# DATA ENTRIES
^^^^

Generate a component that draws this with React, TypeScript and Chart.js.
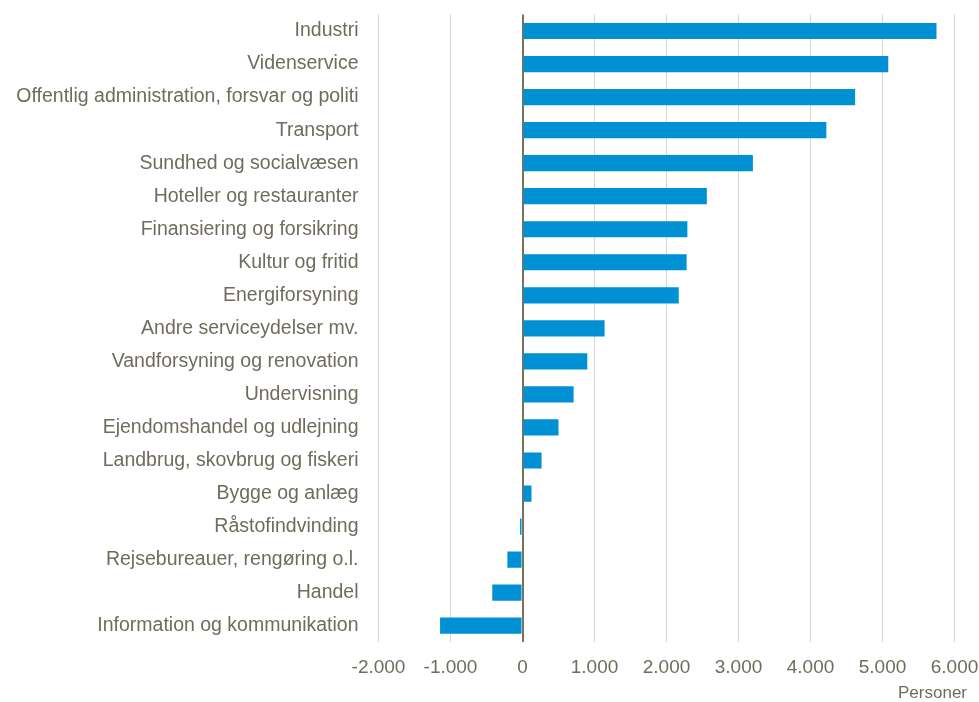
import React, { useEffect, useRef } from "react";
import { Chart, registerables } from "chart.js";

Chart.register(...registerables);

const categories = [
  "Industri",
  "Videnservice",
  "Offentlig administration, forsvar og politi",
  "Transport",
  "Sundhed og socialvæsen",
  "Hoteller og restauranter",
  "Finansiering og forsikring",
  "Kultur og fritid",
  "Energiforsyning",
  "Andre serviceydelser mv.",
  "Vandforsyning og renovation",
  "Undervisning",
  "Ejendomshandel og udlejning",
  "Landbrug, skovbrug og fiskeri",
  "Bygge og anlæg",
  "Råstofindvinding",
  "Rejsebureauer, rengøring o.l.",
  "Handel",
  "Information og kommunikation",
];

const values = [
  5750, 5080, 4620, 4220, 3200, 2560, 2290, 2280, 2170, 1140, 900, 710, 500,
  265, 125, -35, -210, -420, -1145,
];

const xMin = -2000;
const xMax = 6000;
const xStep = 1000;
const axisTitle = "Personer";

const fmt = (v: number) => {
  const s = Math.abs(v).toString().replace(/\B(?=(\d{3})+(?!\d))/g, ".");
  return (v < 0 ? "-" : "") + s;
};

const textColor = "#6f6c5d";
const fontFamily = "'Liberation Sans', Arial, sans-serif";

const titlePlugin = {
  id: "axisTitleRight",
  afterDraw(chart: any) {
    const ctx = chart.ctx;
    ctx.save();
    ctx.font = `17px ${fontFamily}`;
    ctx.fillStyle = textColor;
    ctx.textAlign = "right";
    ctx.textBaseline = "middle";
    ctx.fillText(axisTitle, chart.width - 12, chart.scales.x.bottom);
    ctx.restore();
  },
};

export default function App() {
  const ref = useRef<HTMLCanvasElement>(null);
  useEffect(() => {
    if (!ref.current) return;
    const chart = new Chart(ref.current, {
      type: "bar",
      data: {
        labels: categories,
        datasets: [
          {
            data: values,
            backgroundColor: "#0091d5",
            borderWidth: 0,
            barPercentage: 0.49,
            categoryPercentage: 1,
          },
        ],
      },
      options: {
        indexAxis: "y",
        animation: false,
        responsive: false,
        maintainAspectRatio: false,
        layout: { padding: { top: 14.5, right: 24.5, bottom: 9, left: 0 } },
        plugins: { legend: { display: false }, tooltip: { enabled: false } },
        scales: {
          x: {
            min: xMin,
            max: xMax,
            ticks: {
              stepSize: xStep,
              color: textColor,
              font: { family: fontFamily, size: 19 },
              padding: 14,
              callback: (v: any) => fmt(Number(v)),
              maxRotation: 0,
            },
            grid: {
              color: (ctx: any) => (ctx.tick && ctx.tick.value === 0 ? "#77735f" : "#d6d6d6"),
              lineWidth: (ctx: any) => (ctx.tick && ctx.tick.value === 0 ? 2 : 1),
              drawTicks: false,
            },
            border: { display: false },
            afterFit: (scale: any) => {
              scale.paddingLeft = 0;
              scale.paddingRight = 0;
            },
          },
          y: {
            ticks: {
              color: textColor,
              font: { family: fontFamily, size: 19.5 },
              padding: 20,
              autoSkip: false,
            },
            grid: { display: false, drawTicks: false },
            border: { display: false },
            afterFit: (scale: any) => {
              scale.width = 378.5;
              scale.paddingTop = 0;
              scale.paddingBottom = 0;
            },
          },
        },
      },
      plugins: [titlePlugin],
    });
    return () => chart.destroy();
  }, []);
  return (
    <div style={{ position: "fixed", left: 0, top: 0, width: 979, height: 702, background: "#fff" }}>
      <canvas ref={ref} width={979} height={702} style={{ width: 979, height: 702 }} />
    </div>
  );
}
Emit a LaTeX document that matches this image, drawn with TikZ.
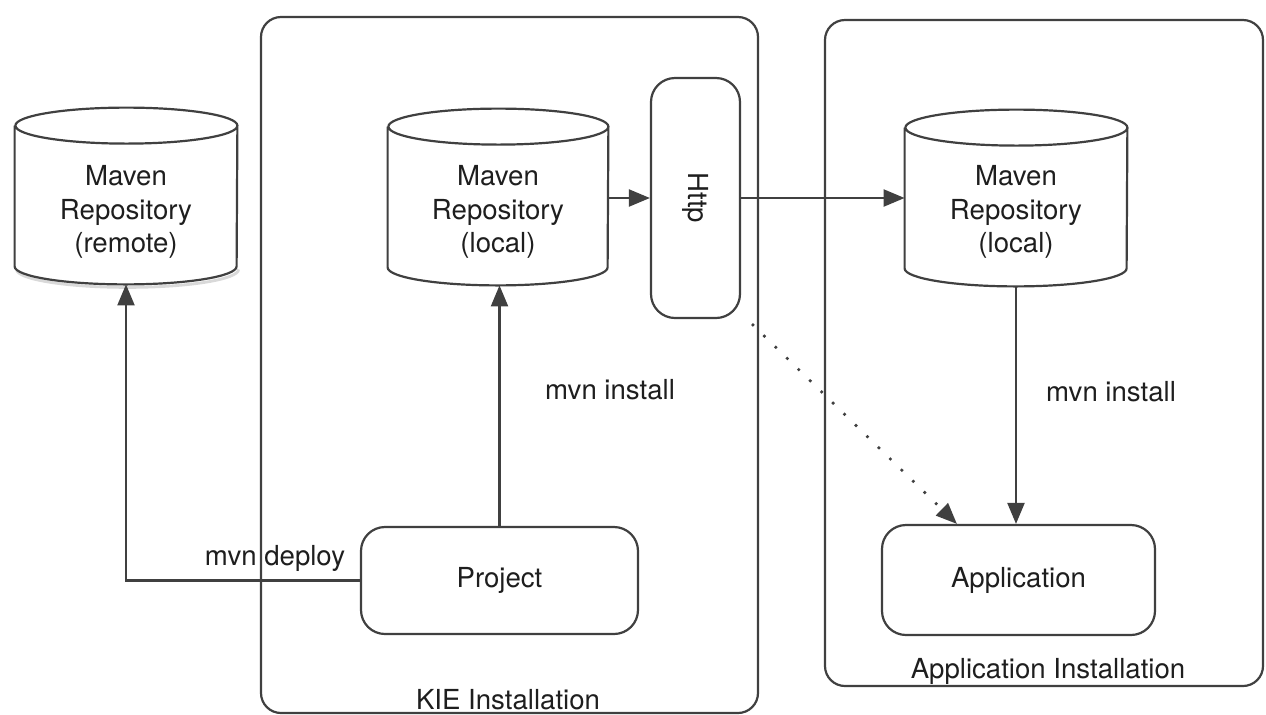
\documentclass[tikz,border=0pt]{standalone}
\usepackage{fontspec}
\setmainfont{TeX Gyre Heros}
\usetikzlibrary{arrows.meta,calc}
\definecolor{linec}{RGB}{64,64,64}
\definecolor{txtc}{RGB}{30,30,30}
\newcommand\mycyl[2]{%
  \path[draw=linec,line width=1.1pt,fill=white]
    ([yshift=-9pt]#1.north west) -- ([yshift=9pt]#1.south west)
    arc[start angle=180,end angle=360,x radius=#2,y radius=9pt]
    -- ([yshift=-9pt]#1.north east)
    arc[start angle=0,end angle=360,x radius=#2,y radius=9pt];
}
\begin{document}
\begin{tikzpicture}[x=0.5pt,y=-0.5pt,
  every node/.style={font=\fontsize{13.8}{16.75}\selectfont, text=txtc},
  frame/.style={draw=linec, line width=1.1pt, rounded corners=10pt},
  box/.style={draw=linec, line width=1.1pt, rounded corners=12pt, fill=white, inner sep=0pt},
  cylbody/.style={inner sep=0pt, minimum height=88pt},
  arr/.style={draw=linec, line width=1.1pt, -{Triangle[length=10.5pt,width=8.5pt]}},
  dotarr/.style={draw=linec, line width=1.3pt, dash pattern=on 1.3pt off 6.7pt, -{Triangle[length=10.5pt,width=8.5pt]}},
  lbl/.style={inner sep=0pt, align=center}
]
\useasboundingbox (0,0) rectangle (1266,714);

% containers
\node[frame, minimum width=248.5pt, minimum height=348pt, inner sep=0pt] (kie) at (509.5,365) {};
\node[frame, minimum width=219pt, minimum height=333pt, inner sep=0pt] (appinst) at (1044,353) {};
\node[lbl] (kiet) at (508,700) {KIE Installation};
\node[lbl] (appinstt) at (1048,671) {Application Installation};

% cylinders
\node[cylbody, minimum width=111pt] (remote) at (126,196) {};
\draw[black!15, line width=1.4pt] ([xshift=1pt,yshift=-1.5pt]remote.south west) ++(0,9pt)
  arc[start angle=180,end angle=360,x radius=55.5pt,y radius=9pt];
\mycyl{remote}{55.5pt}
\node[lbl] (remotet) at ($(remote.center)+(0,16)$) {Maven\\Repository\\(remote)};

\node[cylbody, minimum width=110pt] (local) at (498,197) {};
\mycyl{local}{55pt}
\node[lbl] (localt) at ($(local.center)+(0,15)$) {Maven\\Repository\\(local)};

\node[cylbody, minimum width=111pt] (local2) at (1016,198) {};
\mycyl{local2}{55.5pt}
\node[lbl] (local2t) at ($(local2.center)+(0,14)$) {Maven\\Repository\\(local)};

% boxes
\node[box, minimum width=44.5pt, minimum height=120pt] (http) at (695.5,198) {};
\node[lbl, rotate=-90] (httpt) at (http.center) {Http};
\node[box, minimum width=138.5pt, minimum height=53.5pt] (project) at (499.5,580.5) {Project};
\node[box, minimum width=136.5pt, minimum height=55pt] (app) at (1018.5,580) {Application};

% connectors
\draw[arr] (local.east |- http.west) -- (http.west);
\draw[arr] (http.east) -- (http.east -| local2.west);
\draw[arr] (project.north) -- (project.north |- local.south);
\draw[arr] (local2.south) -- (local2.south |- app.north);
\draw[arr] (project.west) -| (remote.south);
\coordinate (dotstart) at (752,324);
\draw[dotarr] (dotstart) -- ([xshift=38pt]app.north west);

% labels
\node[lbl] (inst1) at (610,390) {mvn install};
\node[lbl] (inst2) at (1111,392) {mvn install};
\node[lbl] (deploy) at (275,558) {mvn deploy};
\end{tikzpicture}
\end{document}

^^^^

# DIRECTION
Set down the records in full and exactly. Do not carry over any image.

# SOLUTION TO THE EXERCISE
Generate a component that draws this with React, TypeScript and Chart.js.
import React, { useEffect, useRef } from "react";
import { Chart, registerables } from "chart.js";

Chart.register(...registerables);

const categories = [
  "Industri",
  "Videnservice",
  "Offentlig administration, forsvar og politi",
  "Transport",
  "Sundhed og socialvæsen",
  "Hoteller og restauranter",
  "Finansiering og forsikring",
  "Kultur og fritid",
  "Energiforsyning",
  "Andre serviceydelser mv.",
  "Vandforsyning og renovation",
  "Undervisning",
  "Ejendomshandel og udlejning",
  "Landbrug, skovbrug og fiskeri",
  "Bygge og anlæg",
  "Råstofindvinding",
  "Rejsebureauer, rengøring o.l.",
  "Handel",
  "Information og kommunikation",
];

const values = [
  5750, 5080, 4620, 4220, 3200, 2560, 2290, 2280, 2170, 1140, 900, 710, 500,
  265, 125, -35, -210, -420, -1145,
];

const xMin = -2000;
const xMax = 6000;
const xStep = 1000;
const axisTitle = "Personer";

const fmt = (v: number) => {
  const s = Math.abs(v).toString().replace(/\B(?=(\d{3})+(?!\d))/g, ".");
  return (v < 0 ? "-" : "") + s;
};

const textColor = "#6f6c5d";
const fontFamily = "'Liberation Sans', Arial, sans-serif";

const titlePlugin = {
  id: "axisTitleRight",
  afterDraw(chart: any) {
    const ctx = chart.ctx;
    ctx.save();
    ctx.font = `17px ${fontFamily}`;
    ctx.fillStyle = textColor;
    ctx.textAlign = "right";
    ctx.textBaseline = "middle";
    ctx.fillText(axisTitle, chart.width - 12, chart.scales.x.bottom);
    ctx.restore();
  },
};

export default function App() {
  const ref = useRef<HTMLCanvasElement>(null);
  useEffect(() => {
    if (!ref.current) return;
    const chart = new Chart(ref.current, {
      type: "bar",
      data: {
        labels: categories,
        datasets: [
          {
            data: values,
            backgroundColor: "#0091d5",
            borderWidth: 0,
            barPercentage: 0.49,
            categoryPercentage: 1,
          },
        ],
      },
      options: {
        indexAxis: "y",
        animation: false,
        responsive: false,
        maintainAspectRatio: false,
        layout: { padding: { top: 14.5, right: 24.5, bottom: 9, left: 0 } },
        plugins: { legend: { display: false }, tooltip: { enabled: false } },
        scales: {
          x: {
            min: xMin,
            max: xMax,
            ticks: {
              stepSize: xStep,
              color: textColor,
              font: { family: fontFamily, size: 19 },
              padding: 14,
              callback: (v: any) => fmt(Number(v)),
              maxRotation: 0,
            },
            grid: {
              color: (ctx: any) => (ctx.tick && ctx.tick.value === 0 ? "#77735f" : "#d6d6d6"),
              lineWidth: (ctx: any) => (ctx.tick && ctx.tick.value === 0 ? 2 : 1),
              drawTicks: false,
            },
            border: { display: false },
            afterFit: (scale: any) => {
              scale.paddingLeft = 0;
              scale.paddingRight = 0;
            },
          },
          y: {
            ticks: {
              color: textColor,
              font: { family: fontFamily, size: 19.5 },
              padding: 20,
              autoSkip: false,
            },
            grid: { display: false, drawTicks: false },
            border: { display: false },
            afterFit: (scale: any) => {
              scale.width = 378.5;
              scale.paddingTop = 0;
              scale.paddingBottom = 0;
            },
          },
        },
      },
      plugins: [titlePlugin],
    });
    return () => chart.destroy();
  }, []);
  return (
    <div style={{ position: "fixed", left: 0, top: 0, width: 979, height: 702, background: "#fff" }}>
      <canvas ref={ref} width={979} height={702} style={{ width: 979, height: 702 }} />
    </div>
  );
}
Emit a LaTeX document that matches this image, drawn with TikZ.
\documentclass[tikz,border=0pt]{standalone}
\usepackage{fontspec}
\setmainfont{TeX Gyre Heros}
\usetikzlibrary{arrows.meta,calc}
\definecolor{linec}{RGB}{64,64,64}
\definecolor{txtc}{RGB}{30,30,30}
\newcommand\mycyl[2]{%
  \path[draw=linec,line width=1.1pt,fill=white]
    ([yshift=-9pt]#1.north west) -- ([yshift=9pt]#1.south west)
    arc[start angle=180,end angle=360,x radius=#2,y radius=9pt]
    -- ([yshift=-9pt]#1.north east)
    arc[start angle=0,end angle=360,x radius=#2,y radius=9pt];
}
\begin{document}
\begin{tikzpicture}[x=0.5pt,y=-0.5pt,
  every node/.style={font=\fontsize{13.8}{16.75}\selectfont, text=txtc},
  frame/.style={draw=linec, line width=1.1pt, rounded corners=10pt},
  box/.style={draw=linec, line width=1.1pt, rounded corners=12pt, fill=white, inner sep=0pt},
  cylbody/.style={inner sep=0pt, minimum height=88pt},
  arr/.style={draw=linec, line width=1.1pt, -{Triangle[length=10.5pt,width=8.5pt]}},
  dotarr/.style={draw=linec, line width=1.3pt, dash pattern=on 1.3pt off 6.7pt, -{Triangle[length=10.5pt,width=8.5pt]}},
  lbl/.style={inner sep=0pt, align=center}
]
\useasboundingbox (0,0) rectangle (1266,714);

% containers
\node[frame, minimum width=248.5pt, minimum height=348pt, inner sep=0pt] (kie) at (509.5,365) {};
\node[frame, minimum width=219pt, minimum height=333pt, inner sep=0pt] (appinst) at (1044,353) {};
\node[lbl] (kiet) at (508,700) {KIE Installation};
\node[lbl] (appinstt) at (1048,671) {Application Installation};

% cylinders
\node[cylbody, minimum width=111pt] (remote) at (126,196) {};
\draw[black!15, line width=1.4pt] ([xshift=1pt,yshift=-1.5pt]remote.south west) ++(0,9pt)
  arc[start angle=180,end angle=360,x radius=55.5pt,y radius=9pt];
\mycyl{remote}{55.5pt}
\node[lbl] (remotet) at ($(remote.center)+(0,16)$) {Maven\\Repository\\(remote)};

\node[cylbody, minimum width=110pt] (local) at (498,197) {};
\mycyl{local}{55pt}
\node[lbl] (localt) at ($(local.center)+(0,15)$) {Maven\\Repository\\(local)};

\node[cylbody, minimum width=111pt] (local2) at (1016,198) {};
\mycyl{local2}{55.5pt}
\node[lbl] (local2t) at ($(local2.center)+(0,14)$) {Maven\\Repository\\(local)};

% boxes
\node[box, minimum width=44.5pt, minimum height=120pt] (http) at (695.5,198) {};
\node[lbl, rotate=-90] (httpt) at (http.center) {Http};
\node[box, minimum width=138.5pt, minimum height=53.5pt] (project) at (499.5,580.5) {Project};
\node[box, minimum width=136.5pt, minimum height=55pt] (app) at (1018.5,580) {Application};

% connectors
\draw[arr] (local.east |- http.west) -- (http.west);
\draw[arr] (http.east) -- (http.east -| local2.west);
\draw[arr] (project.north) -- (project.north |- local.south);
\draw[arr] (local2.south) -- (local2.south |- app.north);
\draw[arr] (project.west) -| (remote.south);
\coordinate (dotstart) at (752,324);
\draw[dotarr] (dotstart) -- ([xshift=38pt]app.north west);

% labels
\node[lbl] (inst1) at (610,390) {mvn install};
\node[lbl] (inst2) at (1111,392) {mvn install};
\node[lbl] (deploy) at (275,558) {mvn deploy};
\end{tikzpicture}
\end{document}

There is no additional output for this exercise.